Drugged driving is becoming more prevalent in California and the rest of the U.S. A new report from the Governors Highway Safety Association studied the fatal car crash data for 2016 and found that 44 percent of fatally injured drivers who were tested for drugs came up positive; this is a jump from a decade ago when 26 percent of such drivers tested positive.

Among the drug-positive fatalities in 2016, 38 percent were found with some form of marijuana, 16 percent with opioids and 4 percent with both. Approximately 51 percent tested positive for two or more drugs, and 49 percent of fatally injured drivers who tested positive for alcohol intoxication were also found with drugs in their system.

Both the GHSA and Responsibility.org, the organization that funded the study, note that alcohol-impaired driving and drug-impaired driving should not be thought of separately. Methods for testing the presence of alcohol and of drugs are similar; the GHSA and Responsibility.org even offer two grant programs to help police detect signs of impaired driving.
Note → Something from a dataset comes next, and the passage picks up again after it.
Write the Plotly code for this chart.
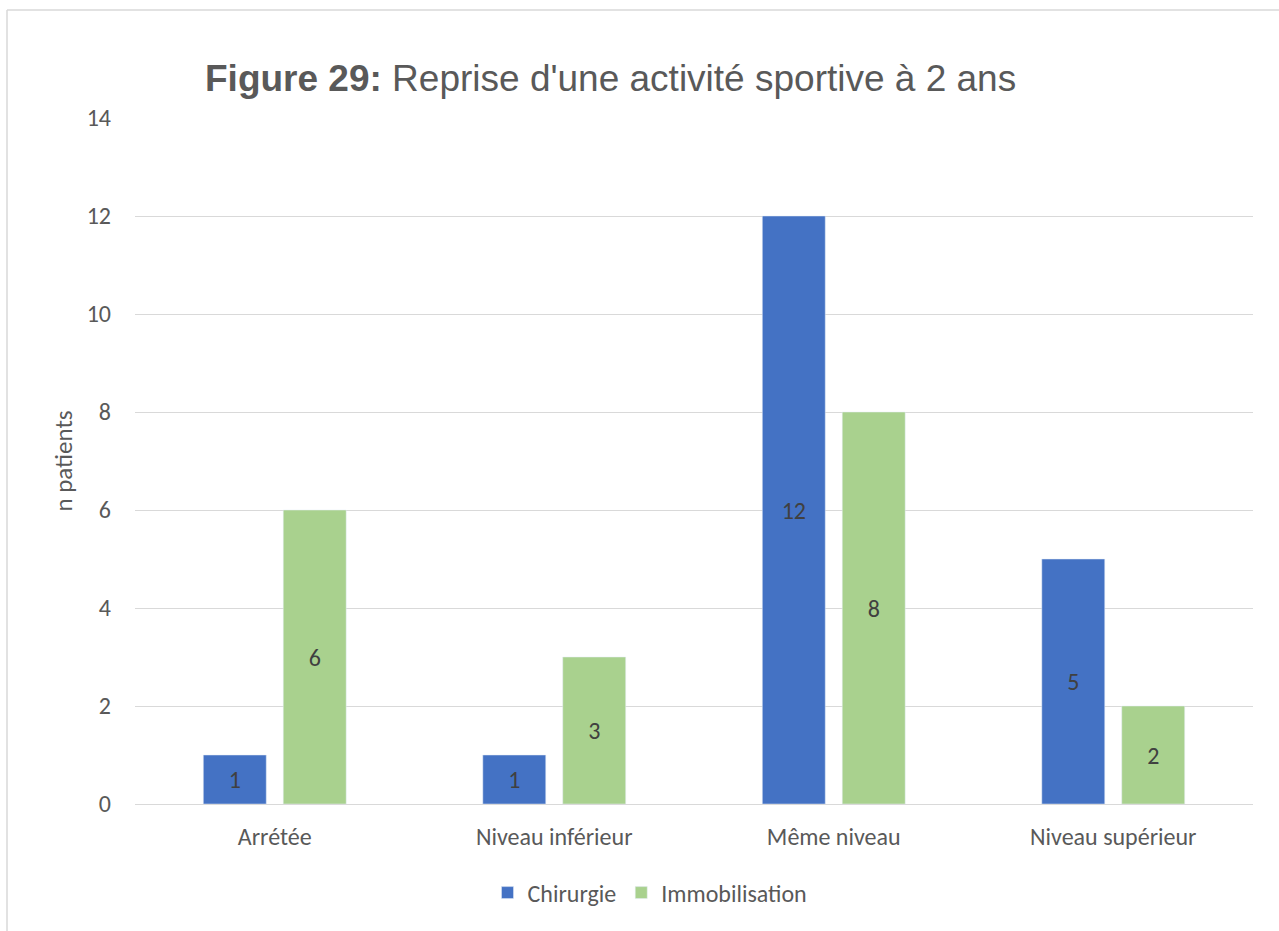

However, there are several challenges. First, the presence of drugs does not automatically mean impairment. Drugs have different effects on different constitutions. Drug testing methods also vary from state to state, and the sheer number of drugs to test for can be overwhelming. Moreover, not all drivers are tested.

Marijuana use has increased considerably, and its ability to impair driving cannot be argued in general. If officers find that drugs were involved in a car accident, those who were not to blame may be able to file a third-party insurance claim. A lawyer may review the crash more thoroughly before proceeding to negotiations. If successful, the victim might be covered for medical bills, vehicle damage and more.